At nine o’clock on the Sunday morning Hugh Bourne led a class meeting and “had a good time.” He then retired to a field for private prayer, and afterwards attended the morning service at the Eccleshall Parish Church. At two o’clock Bourne preached from Hosea xii., 7, “and had good liberty, and was exceedingly happy in prayer.” At night he spoke from 1 Peter i., 7, “and had wonderful liberty.” Mr. Elias Hawley returned to Burslem, and Hugh Bourne went forward to Market Drayton. During the next fortnight he was evangelising the towns and villages lying around the Shropshire Wrekin.

The first New Connexion Chapel in Burslem was built at the sole expense of Mr. Job Ridgway, whose family were prominently connected with North Staffordshire Methodism. He gave it the name of “Zoar,” but, for some reason, it was derisively known by the inhabitants as “The Salt Box.” It was opened for worship in the spring of 1799, and provided accommodation for five hundred worshippers. After the formation of the Sunday school – through the influences of Bourne’s friend, – and in the first decade of the nineteenth century, the members of Zoar were full of holy zeal for the welfare of God’s House. A minister of those early times bears the following record of a service he conducted in the early years of the nineteenth century. He says; “The Spirit of God moved powerfully among the people, their feelings were touched, and they began to pour out their Amens like claps of thunder. Oh, what a shout we had! Such a race of Ameners I never heard in any part of the Connexion. We had a glorious time.”
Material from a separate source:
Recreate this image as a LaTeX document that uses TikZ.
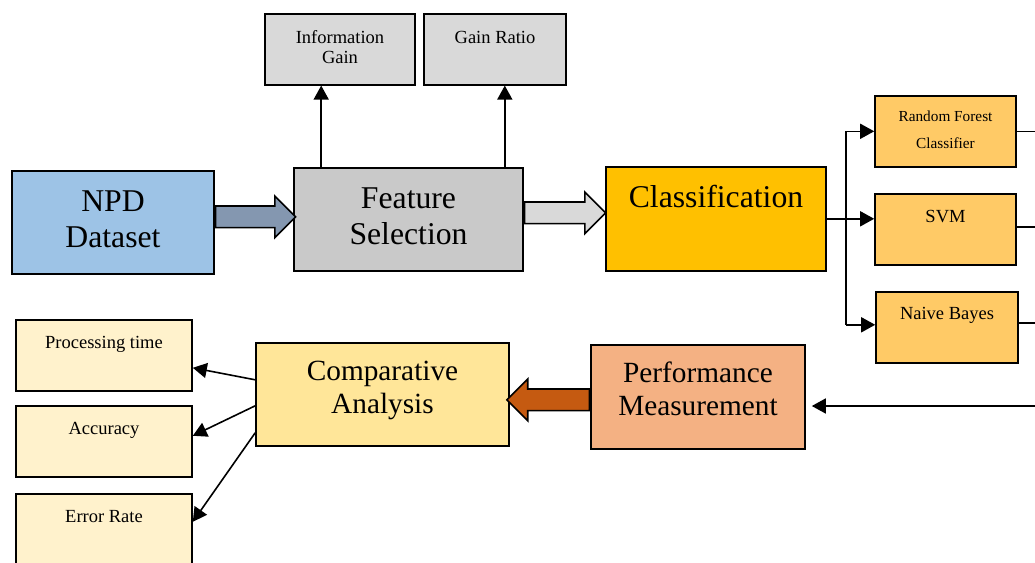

Owing to the increasing congregation and Sabbath school at old Zoar, a much larger chapel was erected in 1824. The old chapel was purchased by the Congregationalists who eventually sold it to the Rev. Robert  Aitken of “The Christian Society.” In 1842, the historic chapel with its hallowed memories was purchased by the Primitive Methodists for £340. Until then our people had worshipped in a small chapel in Navigation Road, to which six cottages were attached. It was one of the early speculations “that was purchased by faith and paid for by repentance.” Through negligence and mismanagement, this unfortunate Navigation Road property was a great source of financial anxiety to Hugh Bourne. As the reputation of the Connexion was at stake, Hugh Bourne, between the years 1842 and 1850 paid the mortgagees some scores of pounds from his own financial resources; even his Conference annuity was devoted to this purpose.

During our occupancy of Old Zoar, several structural alterations were made. During those thirty-six years many souls were saved, and through the agency of the Zoar Church the kingdom of Jesus Christ was extended in ‘the mother town of the Potteries.” In the year 1878 our people removed from Zoar, the chapel of Bourne’s early friend, to their new and spacious edifice in Church Street known as “The Clowes Memorial Church.” The good work that was begun by Hugh Bourne and his earlier friends is being continued by a noble band of God-fearing men and women.